>>

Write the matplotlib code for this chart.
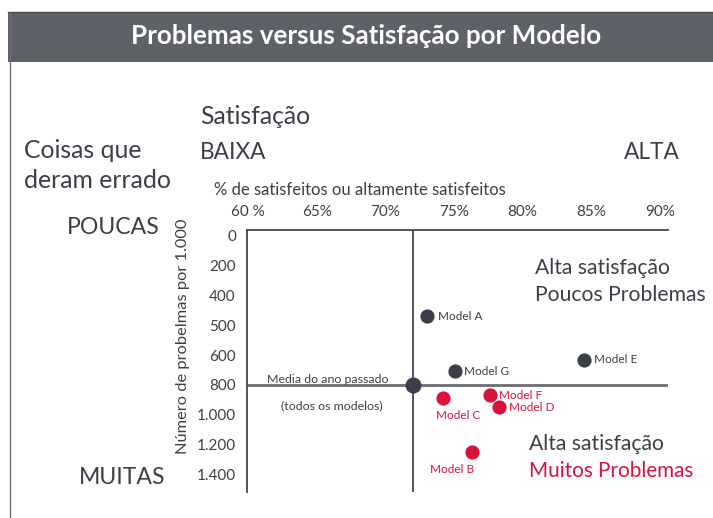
import numpy as np
import matplotlib
matplotlib.use('Agg')
from matplotlib import pyplot as plt
from matplotlib.patches import Rectangle

plt.rcParams['font.family'] = ['Lato', 'DejaVu Sans']

# data
models = ['Model A', 'Model G', 'Model E', 'Model C', 'Model F', 'Model D', 'Model B']
satisf = [73.0, 75.1, 84.5, 74.2, 77.6, 78.3, 76.3]
problems = [470, 710, 630, 890, 870, 950, 1250]
groups = ['low', 'low', 'low', 'high', 'high', 'high', 'high']
avg_satisf = 72
avg_problems = 800

x_ticks = [60, 65, 70, 75, 80, 85, 90]
x_labels = ['60 %', '65%', '70%', '75%', '80%', '85%', '90%']
y_ticks = [0, 200, 400, 500, 600, 800, 1000, 1200, 1400]
y_labels = ['0', '200', '400', '500', '600', '800', '1.000', '1.200', '1.400']

dark = '#3b3e48'
red = '#d8123c'
txt = '#3c3f47'

# y axis is evenly spaced by tick, not linear
scale_vals = np.array([-200] + y_ticks + [1600], dtype=float)
scale_pos = np.arange(-1, len(y_ticks) + 1, dtype=float)
def fwd(v):
    return np.interp(v, scale_vals, scale_pos)
def inv(p):
    return np.interp(p, scale_pos, scale_vals)

fig = plt.figure(figsize=(7.13, 5.18), dpi=100)
W, H = 713, 518
def fx(px): return px / W
def fy(py): return 1 - py / H

# title bar and frame
fig.patches.append(Rectangle((fx(8), fy(62)), 1, 50/H, transform=fig.transFigure,
                             facecolor='#5f6169', edgecolor='none', zorder=0))
fig.lines.append(plt.Line2D([fx(8), 1], [fy(12), fy(12)], transform=fig.transFigure, color='#44464e', lw=1))
fig.lines.append(plt.Line2D([fx(9.5), fx(9.5)], [fy(12), 0], transform=fig.transFigure, color='#6a6c74', lw=1))
fig.text(fx(366), fy(36), 'Problemas versus Satisfação por Modelo', color='white', fontsize=18.7,
         fontweight='bold', ha='center', va='center')

ax = fig.add_axes([fx(247), fy(492), fx(668) - fx(247), (492 - 230) / H])
ax.set_yscale('function', functions=(fwd, inv))
ax.set_xlim(59.9, 90.6)
ax.set_ylim(inv(8.57), inv(-0.17))

ax.xaxis.tick_top()
ax.set_xticks(x_ticks)
ax.set_xticklabels(x_labels)
ax.set_yticks(y_ticks)
ax.set_yticklabels(y_labels)
ax.yaxis.set_minor_locator(matplotlib.ticker.NullLocator())
ax.tick_params(length=0, labelsize=11, labelcolor=txt, pad=8)
for s in ['right', 'bottom']:
    ax.spines[s].set_visible(False)
ax.spines['top'].set_color('#44464e')
ax.spines['left'].set_color('#44464e')
ax.spines['top'].set_linewidth(1.3)
ax.spines['left'].set_linewidth(1.3)
ax.set_ylabel('Número de probelmas por 1.000', fontsize=11.8, color=txt)
ax.yaxis.set_label_coords((190 - 247) / 421, (492 - 336) / 262)

ax.axhline(avg_problems, color='#6b6d73', lw=2, zorder=1)
ax.axvline(avg_satisf, color='#44464e', lw=1.3, zorder=1)
ax.scatter([avg_satisf], [avg_problems], s=110, color=dark, zorder=3)

offsets = {'Model A': (8, 0, 'left'), 'Model G': (6, 0, 'left'), 'Model E': (7, 0, 'left'),
           'Model F': (7, 0, 'left'), 'Model D': (7, 0, 'left'),
           'Model C': (-5, -12, 'left'), 'Model B': (-14, -12, 'center')}
for m, xv, yv, g in zip(models, satisf, problems, groups):
    c = dark if g == 'low' else red
    ax.scatter([xv], [yv], s=85, color=c, zorder=3)
    dx, dy, ha = offsets[m]
    ax.annotate(m, (xv, yv), xytext=(dx, dy), textcoords='offset points', fontsize=8.5,
                color=txt if g == 'low' else red, ha=ha, va='center')

ax.text(65.8, 800, 'Media do ano passado', transform=ax.transData, fontsize=8.9, color=txt,
        ha='center', va='bottom')
ax.text(66.1, inv(5.7), '(todos os modelos)', fontsize=8.9, color=txt, ha='center', va='center')

# side labels
fig.text(fx(200), fy(117), 'Satisfação', fontsize=17.8, color=txt, va='center')
fig.text(fx(200), fy(152), 'BAIXA', fontsize=16.3, color=txt, va='center')
fig.text(fx(680), fy(152), 'ALTA', fontsize=16.3, color=txt, va='center', ha='right')
fig.text(fx(24), fy(150), 'Coisas que', fontsize=17.8, color=txt, va='center')
fig.text(fx(24), fy(180), 'deram errado', fontsize=17.8, color=txt, va='center')
fig.text(fx(214), fy(190), '% de satisfeitos ou altamente satisfeitos', fontsize=12, color=txt, va='center')
fig.text(fx(160), fy(228), 'POUCAS', fontsize=16.6, color=txt, va='center', ha='right')
fig.text(fx(165), fy(478), 'MUITAS', fontsize=16.6, color=txt, va='center', ha='right')
fig.text(fx(535), fy(268), 'Alta satisfação', fontsize=15.2, color=txt, va='center')
fig.text(fx(535), fy(295), 'Poucos Problemas', fontsize=15.2, color=txt, va='center')
fig.text(fx(529), fy(444), 'Alta satisfação', fontsize=15.2, color=txt, va='center')
fig.text(fx(529), fy(471), 'Muitos Problemas', fontsize=14.9, color=red, va='center')

fig.savefig('out.png', dpi=100)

<<

Stated task — Repeat only what lies between the start of the data and the end of the line containing "plt.rcParams['font.family'] = ['Lato', 'DejaVu", exactly, with pictures left out.

Full solution —
Write the matplotlib code for this chart.
import numpy as np
import matplotlib
matplotlib.use('Agg')
from matplotlib import pyplot as plt
from matplotlib.patches import Rectangle

plt.rcParams['font.family'] = ['Lato', 'DejaVu Sans']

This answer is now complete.